Beppe Grillo, come Gianroberto Casaleggio, tiene la briglia minacciando il ritiro dalla politica in caso di accordo dei suoi con il Pd, e intanto manda, via blog, un modulo precompilato e irricevibile a Bersani (“firma qui e rinuncia ai rimborsi”). Ma non basta il quotidiano aggiustare il tiro dal blog a impedire la tentazione delle pecorelle neoelette: “Fare qualcosa” (dice una), “evitare il voto a stretto giro”, dice un’altra.

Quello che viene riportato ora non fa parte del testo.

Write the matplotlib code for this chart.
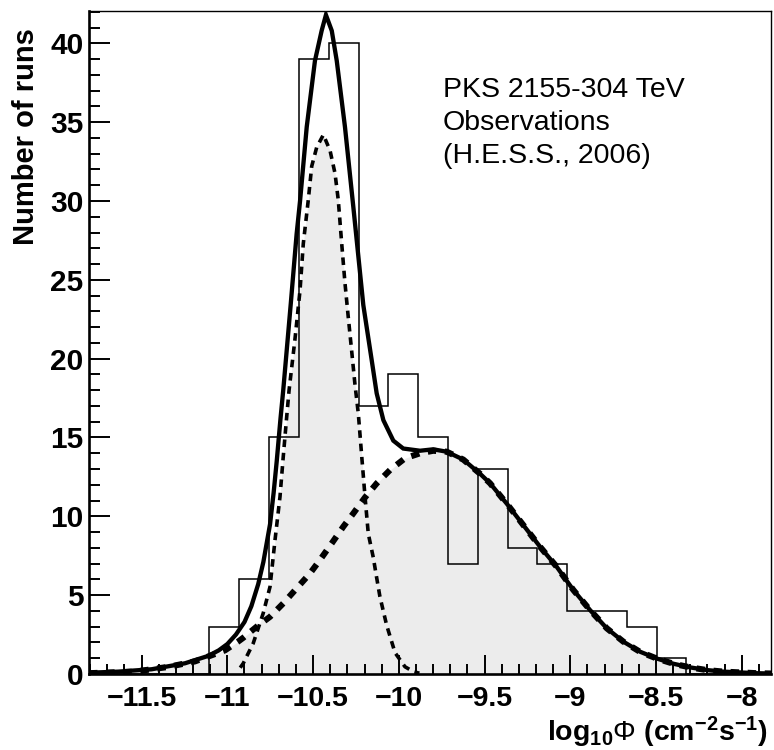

Ma le idee dal sen fuggite, nell’M5s, hanno cittadinanza fino al pomeriggio, poi la linea viene calata con un post di Grillo o attraverso le parole di Crimi e Lombardi, il primo convinto che il concetto di “ingovernabilità” sia un’arma di “distrazione di massa” e che si debba dare la priorità al Parlamento, facendo magari “come il Belgio” che è stato più di un anno senza governo, e la seconda pronta a ricompattare il gruppo al grido di “se qualcuno dà l’appoggio al Pd, è fuori dal movimento”. Tra i neoletti, intanto, si cominciano a distinguere varie tipologie: l’ortodosso (Lombardi, Crimi, Roberto Fico); l’ortodosso dal volto dialogante (Alfonso Bonafede, Marta Grande, Alessandro Di Battista); il grillino con radice “altra” (Marco Scibona, senatore No Tav che ora pronostica una legislatura non breve, e Vito Petrocelli, senatore grillino ex militante dei Carc).